▶ [DIRECTIVE] Determine which lines of the records include the word "that", and copy them.

▶ [MATERIAL FOR THE TASK]

::::::

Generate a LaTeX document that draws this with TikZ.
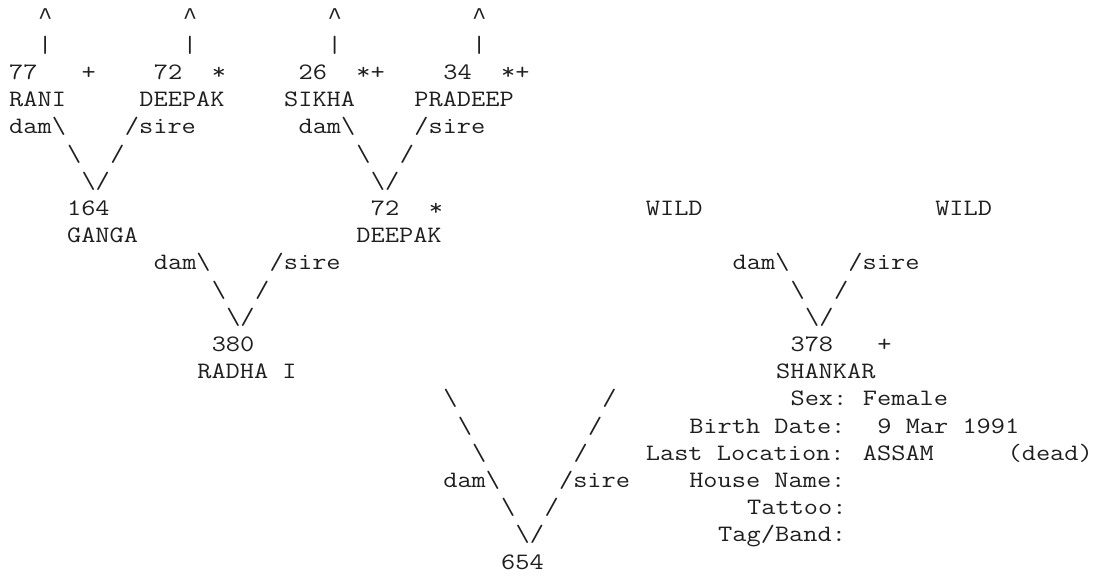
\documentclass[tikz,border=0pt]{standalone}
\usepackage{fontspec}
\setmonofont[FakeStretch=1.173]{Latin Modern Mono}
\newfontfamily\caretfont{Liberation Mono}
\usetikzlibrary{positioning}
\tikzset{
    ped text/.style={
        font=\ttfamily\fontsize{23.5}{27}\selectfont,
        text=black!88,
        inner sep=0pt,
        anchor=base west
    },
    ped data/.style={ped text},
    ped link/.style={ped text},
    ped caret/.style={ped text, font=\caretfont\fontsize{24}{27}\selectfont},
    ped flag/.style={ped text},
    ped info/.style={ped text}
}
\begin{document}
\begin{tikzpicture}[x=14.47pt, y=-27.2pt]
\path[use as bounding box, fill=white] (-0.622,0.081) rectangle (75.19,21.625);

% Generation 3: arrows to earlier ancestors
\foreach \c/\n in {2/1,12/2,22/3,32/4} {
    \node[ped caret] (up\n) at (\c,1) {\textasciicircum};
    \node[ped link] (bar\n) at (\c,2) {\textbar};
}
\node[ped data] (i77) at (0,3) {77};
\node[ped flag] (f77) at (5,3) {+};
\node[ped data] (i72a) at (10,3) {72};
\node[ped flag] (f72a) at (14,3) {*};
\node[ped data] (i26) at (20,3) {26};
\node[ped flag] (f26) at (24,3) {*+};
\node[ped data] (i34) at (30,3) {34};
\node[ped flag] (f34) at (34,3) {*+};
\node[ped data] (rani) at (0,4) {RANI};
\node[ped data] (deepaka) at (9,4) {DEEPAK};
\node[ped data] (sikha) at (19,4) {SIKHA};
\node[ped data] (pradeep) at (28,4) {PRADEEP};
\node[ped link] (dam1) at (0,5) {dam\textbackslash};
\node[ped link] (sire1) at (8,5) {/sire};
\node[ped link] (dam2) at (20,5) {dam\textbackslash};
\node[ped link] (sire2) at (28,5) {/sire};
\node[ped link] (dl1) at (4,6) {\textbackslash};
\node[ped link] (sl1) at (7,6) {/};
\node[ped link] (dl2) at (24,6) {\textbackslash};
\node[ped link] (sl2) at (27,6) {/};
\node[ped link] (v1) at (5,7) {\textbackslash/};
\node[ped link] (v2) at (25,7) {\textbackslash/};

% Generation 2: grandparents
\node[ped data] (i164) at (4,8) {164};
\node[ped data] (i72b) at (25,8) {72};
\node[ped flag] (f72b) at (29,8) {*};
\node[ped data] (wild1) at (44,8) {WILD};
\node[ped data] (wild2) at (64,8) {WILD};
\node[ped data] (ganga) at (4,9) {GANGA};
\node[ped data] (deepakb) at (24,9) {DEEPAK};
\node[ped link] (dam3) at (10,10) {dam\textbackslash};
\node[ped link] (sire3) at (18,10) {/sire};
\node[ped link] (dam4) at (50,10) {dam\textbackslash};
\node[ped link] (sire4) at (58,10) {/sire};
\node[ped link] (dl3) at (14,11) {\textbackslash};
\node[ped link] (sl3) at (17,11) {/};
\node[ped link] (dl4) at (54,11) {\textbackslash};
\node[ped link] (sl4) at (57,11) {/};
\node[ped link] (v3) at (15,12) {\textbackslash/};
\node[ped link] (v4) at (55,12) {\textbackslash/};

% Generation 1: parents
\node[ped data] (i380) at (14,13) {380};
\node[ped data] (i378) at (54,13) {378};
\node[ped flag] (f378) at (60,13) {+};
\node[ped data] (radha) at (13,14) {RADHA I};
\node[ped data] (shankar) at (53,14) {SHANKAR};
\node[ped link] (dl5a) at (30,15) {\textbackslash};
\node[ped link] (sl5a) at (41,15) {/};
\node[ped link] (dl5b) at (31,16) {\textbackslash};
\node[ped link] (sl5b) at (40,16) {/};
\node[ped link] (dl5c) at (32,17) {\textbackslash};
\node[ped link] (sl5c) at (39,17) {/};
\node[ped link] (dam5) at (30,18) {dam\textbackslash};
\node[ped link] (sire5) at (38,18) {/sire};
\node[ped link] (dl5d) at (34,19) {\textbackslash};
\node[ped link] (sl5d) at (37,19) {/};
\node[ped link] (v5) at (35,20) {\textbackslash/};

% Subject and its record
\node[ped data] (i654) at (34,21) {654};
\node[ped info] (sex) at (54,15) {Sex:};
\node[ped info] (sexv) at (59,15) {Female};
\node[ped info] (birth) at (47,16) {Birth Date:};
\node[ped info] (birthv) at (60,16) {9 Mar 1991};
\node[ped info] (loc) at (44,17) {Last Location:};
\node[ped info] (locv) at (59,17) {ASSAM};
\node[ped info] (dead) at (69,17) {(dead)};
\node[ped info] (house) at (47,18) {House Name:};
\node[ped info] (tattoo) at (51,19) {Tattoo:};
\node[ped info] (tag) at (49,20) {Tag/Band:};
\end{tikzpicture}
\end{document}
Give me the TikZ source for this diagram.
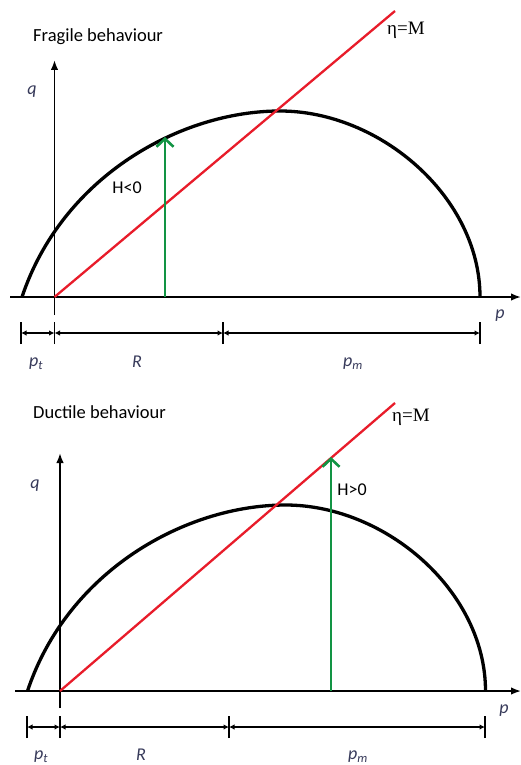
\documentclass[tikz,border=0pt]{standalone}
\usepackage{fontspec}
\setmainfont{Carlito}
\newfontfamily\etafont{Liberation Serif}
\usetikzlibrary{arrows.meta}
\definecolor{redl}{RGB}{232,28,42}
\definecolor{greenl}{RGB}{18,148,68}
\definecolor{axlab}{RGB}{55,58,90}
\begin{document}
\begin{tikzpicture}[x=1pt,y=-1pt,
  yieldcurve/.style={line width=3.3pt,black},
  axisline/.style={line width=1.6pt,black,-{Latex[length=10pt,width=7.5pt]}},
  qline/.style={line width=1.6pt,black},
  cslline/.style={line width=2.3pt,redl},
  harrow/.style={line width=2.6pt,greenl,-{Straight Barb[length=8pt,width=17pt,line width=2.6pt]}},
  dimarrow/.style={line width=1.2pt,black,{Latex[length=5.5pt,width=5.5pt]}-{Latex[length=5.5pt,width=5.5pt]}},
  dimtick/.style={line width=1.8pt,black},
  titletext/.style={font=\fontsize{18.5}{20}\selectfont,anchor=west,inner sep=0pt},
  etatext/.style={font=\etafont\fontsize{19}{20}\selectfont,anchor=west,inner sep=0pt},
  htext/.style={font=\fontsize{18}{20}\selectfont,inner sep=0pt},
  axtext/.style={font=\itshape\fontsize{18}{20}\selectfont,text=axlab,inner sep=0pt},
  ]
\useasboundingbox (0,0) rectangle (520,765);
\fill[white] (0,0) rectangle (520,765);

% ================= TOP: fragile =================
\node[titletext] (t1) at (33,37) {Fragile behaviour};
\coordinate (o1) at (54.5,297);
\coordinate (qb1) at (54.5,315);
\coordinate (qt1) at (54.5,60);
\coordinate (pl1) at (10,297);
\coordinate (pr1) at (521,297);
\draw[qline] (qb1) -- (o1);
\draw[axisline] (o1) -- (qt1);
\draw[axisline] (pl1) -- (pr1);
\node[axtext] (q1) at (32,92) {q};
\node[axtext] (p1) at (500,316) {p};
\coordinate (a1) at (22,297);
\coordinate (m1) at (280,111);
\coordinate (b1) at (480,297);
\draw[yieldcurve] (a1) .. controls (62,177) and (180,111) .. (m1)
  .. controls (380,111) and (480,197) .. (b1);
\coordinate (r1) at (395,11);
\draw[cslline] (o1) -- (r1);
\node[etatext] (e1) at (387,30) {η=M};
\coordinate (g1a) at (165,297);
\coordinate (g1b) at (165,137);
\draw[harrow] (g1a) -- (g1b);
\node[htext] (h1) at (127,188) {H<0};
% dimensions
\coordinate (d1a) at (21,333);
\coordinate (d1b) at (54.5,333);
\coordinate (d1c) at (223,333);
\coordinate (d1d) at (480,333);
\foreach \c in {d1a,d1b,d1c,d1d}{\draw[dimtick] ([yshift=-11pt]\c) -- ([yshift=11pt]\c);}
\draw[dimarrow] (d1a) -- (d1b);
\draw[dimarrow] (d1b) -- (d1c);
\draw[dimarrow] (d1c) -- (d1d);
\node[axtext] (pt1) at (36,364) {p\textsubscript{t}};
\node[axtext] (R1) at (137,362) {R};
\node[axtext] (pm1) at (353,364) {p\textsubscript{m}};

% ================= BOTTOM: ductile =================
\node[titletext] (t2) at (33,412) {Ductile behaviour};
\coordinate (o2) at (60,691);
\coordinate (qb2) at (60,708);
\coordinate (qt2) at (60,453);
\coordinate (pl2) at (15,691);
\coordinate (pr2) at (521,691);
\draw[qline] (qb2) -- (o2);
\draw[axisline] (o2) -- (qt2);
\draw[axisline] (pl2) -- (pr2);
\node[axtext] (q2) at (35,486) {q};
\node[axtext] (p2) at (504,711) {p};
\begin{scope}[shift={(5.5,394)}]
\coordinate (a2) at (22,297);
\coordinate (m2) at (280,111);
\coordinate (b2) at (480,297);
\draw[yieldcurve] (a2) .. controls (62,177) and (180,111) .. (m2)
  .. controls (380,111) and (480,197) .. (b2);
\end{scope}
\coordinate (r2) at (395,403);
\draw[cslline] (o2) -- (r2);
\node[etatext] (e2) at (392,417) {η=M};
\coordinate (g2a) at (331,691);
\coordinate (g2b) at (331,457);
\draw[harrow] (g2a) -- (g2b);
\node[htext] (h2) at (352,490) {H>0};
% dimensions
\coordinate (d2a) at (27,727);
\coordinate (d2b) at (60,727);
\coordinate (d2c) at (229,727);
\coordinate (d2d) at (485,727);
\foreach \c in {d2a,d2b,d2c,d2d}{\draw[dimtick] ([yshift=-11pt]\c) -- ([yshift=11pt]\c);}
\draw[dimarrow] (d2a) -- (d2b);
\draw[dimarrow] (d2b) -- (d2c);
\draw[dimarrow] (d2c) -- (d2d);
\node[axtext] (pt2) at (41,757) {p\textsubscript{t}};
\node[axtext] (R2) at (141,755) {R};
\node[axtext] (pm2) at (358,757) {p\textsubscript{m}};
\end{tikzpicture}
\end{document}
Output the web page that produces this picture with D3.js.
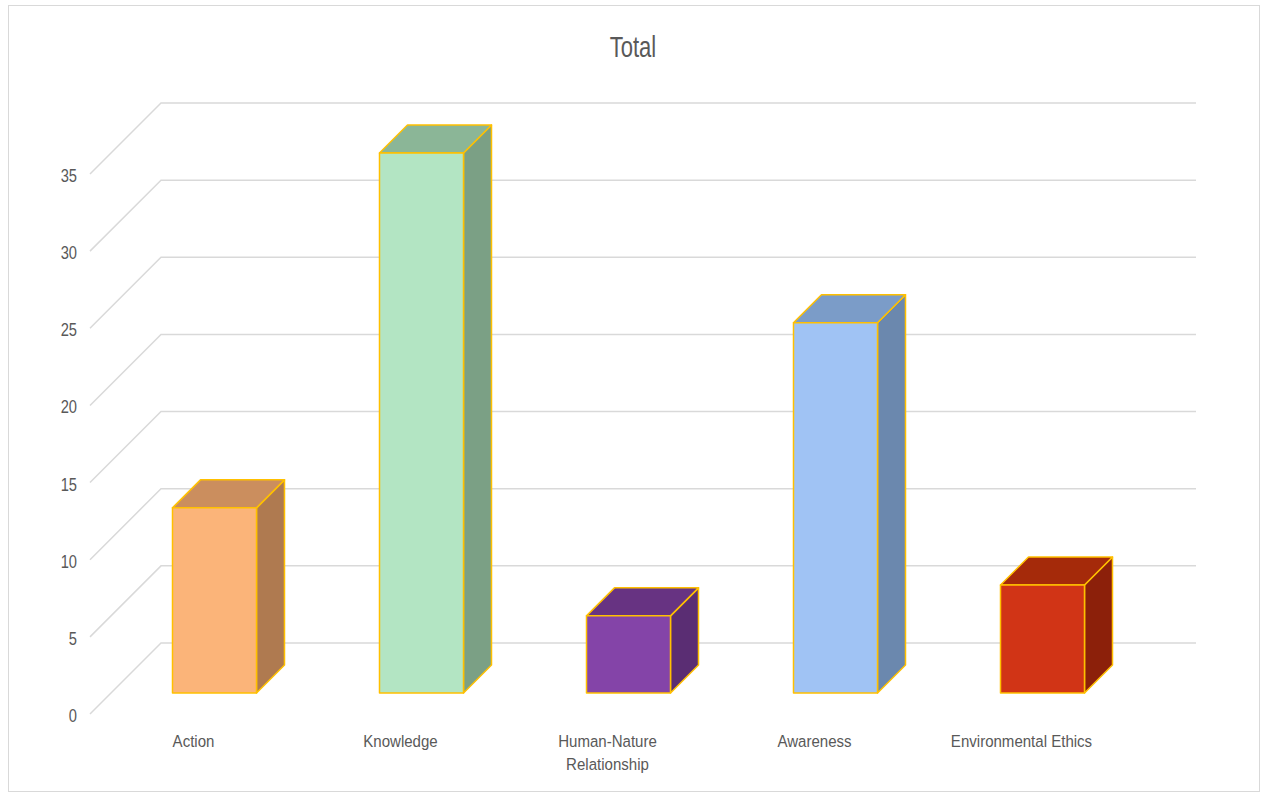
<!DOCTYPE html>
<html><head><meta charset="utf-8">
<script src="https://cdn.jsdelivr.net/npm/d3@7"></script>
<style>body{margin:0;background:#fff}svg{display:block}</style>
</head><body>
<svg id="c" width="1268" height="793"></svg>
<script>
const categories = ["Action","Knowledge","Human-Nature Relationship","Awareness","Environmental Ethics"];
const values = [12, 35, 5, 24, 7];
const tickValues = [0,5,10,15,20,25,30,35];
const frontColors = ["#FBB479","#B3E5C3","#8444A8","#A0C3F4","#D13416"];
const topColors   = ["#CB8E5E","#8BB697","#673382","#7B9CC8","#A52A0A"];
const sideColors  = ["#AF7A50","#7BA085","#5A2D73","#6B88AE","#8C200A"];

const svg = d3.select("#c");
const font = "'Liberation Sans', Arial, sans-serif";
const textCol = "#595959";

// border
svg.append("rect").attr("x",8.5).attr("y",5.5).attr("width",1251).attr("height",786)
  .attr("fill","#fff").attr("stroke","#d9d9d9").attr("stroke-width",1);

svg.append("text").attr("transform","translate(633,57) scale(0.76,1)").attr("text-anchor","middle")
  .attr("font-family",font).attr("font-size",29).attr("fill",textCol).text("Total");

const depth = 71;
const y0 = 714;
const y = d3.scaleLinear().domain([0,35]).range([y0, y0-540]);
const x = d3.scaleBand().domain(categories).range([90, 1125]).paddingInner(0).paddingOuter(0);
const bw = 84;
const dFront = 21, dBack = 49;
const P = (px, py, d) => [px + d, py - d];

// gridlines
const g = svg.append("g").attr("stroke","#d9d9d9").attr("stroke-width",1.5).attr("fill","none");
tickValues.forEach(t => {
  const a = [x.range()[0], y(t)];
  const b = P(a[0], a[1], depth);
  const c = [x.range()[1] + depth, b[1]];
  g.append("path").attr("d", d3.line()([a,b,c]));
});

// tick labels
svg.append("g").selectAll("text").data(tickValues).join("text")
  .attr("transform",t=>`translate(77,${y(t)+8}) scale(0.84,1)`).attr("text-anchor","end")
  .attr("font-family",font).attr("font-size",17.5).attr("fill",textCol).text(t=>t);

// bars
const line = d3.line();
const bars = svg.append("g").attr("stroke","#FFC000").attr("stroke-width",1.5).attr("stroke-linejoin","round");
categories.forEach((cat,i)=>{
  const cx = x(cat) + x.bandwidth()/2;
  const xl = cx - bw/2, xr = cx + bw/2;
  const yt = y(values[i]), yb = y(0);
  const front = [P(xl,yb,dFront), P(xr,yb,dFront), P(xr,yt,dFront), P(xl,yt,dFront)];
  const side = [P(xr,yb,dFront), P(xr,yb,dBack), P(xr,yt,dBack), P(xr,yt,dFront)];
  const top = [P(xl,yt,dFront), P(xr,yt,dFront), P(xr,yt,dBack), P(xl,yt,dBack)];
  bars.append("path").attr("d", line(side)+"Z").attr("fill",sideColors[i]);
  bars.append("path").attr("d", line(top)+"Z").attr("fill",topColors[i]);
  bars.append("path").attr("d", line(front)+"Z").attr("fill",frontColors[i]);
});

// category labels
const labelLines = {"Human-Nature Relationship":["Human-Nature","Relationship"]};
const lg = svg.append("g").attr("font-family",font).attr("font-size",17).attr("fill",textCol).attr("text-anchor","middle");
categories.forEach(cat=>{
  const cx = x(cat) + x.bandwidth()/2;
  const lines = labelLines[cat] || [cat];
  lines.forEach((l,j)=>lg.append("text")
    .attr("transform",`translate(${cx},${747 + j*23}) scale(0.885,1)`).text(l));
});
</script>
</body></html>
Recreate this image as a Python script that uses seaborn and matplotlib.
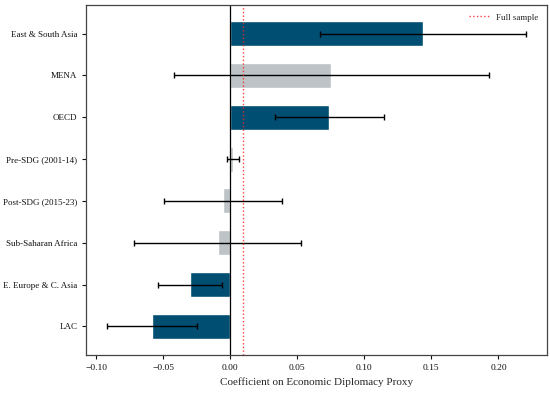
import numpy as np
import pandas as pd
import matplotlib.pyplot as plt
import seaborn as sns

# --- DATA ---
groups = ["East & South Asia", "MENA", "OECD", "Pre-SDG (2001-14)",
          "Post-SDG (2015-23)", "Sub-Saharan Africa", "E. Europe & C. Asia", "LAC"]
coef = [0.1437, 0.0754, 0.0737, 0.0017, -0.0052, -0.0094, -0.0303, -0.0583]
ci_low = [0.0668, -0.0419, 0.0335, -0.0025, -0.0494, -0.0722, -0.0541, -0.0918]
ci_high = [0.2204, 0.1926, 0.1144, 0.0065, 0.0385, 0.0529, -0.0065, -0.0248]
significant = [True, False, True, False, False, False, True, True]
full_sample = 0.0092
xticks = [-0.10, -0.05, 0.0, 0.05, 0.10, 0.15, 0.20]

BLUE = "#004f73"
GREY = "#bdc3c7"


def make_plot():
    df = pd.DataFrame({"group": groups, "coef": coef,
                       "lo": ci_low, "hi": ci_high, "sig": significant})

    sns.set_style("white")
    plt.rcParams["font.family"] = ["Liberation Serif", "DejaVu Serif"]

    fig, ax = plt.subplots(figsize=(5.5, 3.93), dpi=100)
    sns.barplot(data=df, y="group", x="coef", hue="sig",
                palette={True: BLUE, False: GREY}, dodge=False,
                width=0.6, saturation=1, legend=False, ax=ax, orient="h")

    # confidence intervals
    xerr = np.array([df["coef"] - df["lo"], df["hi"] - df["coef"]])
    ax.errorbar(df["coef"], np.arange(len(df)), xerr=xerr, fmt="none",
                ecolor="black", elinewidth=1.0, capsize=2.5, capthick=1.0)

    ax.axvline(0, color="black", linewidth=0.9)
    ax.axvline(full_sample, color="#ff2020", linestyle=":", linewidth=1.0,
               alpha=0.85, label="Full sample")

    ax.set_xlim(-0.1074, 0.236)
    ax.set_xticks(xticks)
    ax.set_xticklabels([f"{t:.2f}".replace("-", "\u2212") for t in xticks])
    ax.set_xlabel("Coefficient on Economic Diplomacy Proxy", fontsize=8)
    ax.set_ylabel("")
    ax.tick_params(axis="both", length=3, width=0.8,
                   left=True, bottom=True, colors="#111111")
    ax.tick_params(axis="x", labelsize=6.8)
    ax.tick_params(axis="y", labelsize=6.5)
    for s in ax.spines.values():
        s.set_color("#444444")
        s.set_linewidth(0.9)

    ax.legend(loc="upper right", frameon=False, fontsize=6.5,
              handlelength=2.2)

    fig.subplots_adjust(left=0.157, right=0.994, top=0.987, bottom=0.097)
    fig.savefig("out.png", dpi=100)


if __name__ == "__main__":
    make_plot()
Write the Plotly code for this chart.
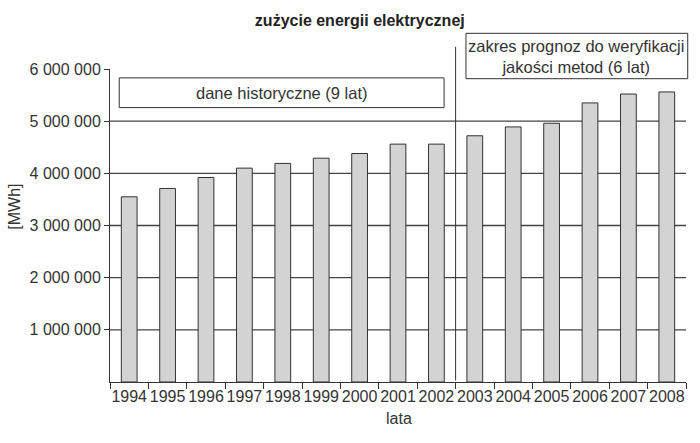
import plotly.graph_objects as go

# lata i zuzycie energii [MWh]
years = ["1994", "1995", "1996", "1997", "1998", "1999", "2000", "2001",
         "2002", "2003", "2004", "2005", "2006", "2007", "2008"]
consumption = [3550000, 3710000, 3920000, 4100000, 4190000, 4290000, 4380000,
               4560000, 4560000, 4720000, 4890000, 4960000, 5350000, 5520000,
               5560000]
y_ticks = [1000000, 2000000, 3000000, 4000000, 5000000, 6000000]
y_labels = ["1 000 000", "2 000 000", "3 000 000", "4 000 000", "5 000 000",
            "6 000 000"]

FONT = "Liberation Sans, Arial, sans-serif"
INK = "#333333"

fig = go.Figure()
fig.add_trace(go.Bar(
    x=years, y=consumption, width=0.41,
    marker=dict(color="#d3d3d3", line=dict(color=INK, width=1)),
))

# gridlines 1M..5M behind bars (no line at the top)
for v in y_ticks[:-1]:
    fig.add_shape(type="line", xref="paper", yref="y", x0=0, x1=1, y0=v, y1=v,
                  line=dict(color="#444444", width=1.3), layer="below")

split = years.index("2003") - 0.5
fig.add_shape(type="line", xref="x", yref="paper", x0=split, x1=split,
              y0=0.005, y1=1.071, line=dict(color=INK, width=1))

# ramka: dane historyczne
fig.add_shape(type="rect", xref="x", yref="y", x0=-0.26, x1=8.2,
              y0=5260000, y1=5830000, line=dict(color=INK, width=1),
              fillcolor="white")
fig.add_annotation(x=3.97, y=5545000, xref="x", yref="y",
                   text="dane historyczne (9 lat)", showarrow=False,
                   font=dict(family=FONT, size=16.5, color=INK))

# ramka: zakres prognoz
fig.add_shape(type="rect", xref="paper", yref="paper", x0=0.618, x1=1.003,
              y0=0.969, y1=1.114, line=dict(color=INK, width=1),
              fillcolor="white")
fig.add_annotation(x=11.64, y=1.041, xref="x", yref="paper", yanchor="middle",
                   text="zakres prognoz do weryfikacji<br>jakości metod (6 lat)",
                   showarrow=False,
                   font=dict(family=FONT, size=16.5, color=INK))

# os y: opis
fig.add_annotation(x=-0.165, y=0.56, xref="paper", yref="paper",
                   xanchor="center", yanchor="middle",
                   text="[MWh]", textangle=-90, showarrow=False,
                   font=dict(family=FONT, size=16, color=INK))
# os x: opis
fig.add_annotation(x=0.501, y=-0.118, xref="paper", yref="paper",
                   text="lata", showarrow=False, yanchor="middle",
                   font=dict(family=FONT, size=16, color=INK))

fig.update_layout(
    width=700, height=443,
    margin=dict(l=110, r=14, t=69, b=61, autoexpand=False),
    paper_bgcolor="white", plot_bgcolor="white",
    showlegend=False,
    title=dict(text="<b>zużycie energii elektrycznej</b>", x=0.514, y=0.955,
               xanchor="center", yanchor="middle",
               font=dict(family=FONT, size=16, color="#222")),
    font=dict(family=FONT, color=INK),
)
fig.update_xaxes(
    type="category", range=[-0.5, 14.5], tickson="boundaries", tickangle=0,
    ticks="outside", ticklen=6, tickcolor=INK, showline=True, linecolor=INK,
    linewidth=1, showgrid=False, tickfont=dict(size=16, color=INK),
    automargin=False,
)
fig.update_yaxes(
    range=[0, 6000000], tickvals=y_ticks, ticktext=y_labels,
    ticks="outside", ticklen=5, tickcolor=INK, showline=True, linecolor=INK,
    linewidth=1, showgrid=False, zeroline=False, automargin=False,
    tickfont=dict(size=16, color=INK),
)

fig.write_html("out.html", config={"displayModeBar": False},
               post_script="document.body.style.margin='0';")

::::::

▶ [EXERCISE SOLUTION]
Generate a LaTeX document that draws this with TikZ.
Output the web page that produces this picture with D3.js.
Recreate this image as a Python script that uses seaborn and matplotlib.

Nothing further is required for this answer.